There are no subtitles, English or Japanese, so I have to work hard. My concentration often goes and I can’t say I catch much, but I do hear the odd word now and then. Mainly 行きまぁぁあああす, りょうかい, and こいつ! But with 40 years of the series ahead of me to catch up on, I’m sure that will get better soon!
But yes, getting back to Yotsuba, you are right, I really must move on to actually reading it, rather than just treating every speech bubble as a translation exercise!
Great question, I would have completely missed that. So I had a quick flick through the back volumes, and it looks like she appeared in volume 4, on pages 144 and 145, where she was stamping the kids’ hands in the park (which would also tie in with her role giving out candy here).
Huge shock; while flicking through my back volumes, all of them covered in notes from this book-club, I noticed that I didn’t finish reading volume four! I’ve no idea what happened there! It’s the only bit I’ve missed. I’ll have to go back and finish that off one day!
あぁ お前 ムチャクチャ 七味 とかしょうが のせて食ってたな
あぁ - ah
お前 - you
ムチャクチャ - absurd
七味 - blend of spices
とか such things as
しょう - let’s (???)
が - が particle
のせて - put on and
食って - eat and
た - ???
な - sentence ending particle
Sorry, I’m just totally lost here. I think this is Janbo responding to Yanda’s comment about the 七味 being delicious in Yoshinoya, and I think he’s saying “are you crazy? Why would you put stuff like 七味 on your food when you eat it?”. But I’m lost.
それで - and
服を - clothes + を
よつば - Yotsuba
ごと - every? Including?
だ - copula
“And include Yotsuba (in the) clothes?” (I’m guessing more from context than from the text here)

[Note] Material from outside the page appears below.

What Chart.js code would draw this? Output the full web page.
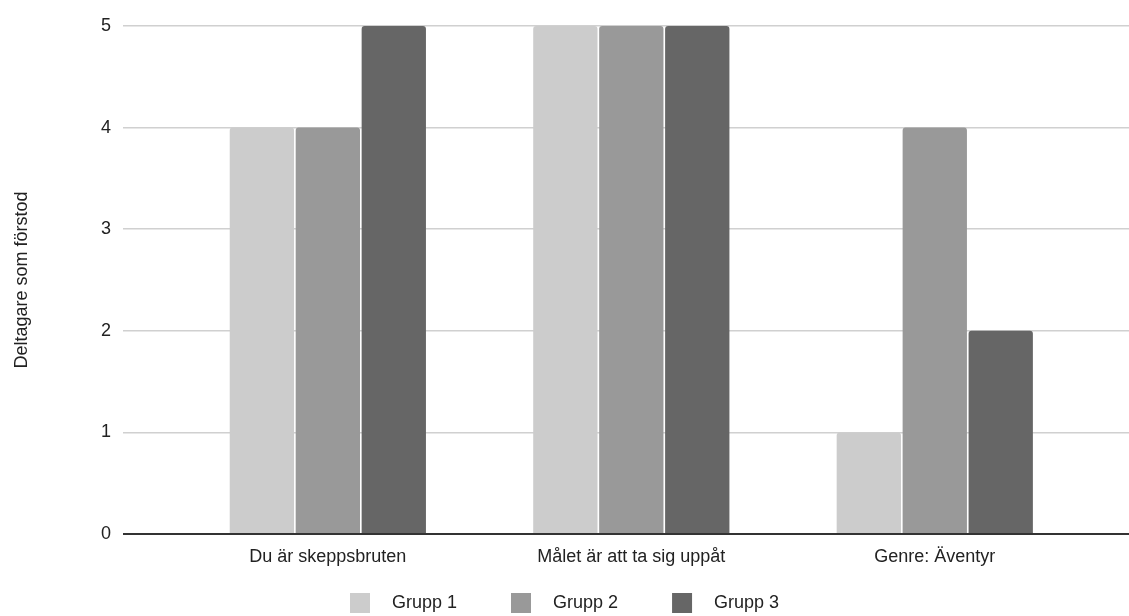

I feel like an idiot for not knowing this, but why does 大きくなった (became big) take the form it does? 大きい is an い-adjective right? And it is added to なる, to become, which in the past tense, is なった, right? To connect an い-adjective you have to take off い and add くて, so shouldn’t it be 大きてくなった? I’ve been searching and searching but can’t figure this out at all.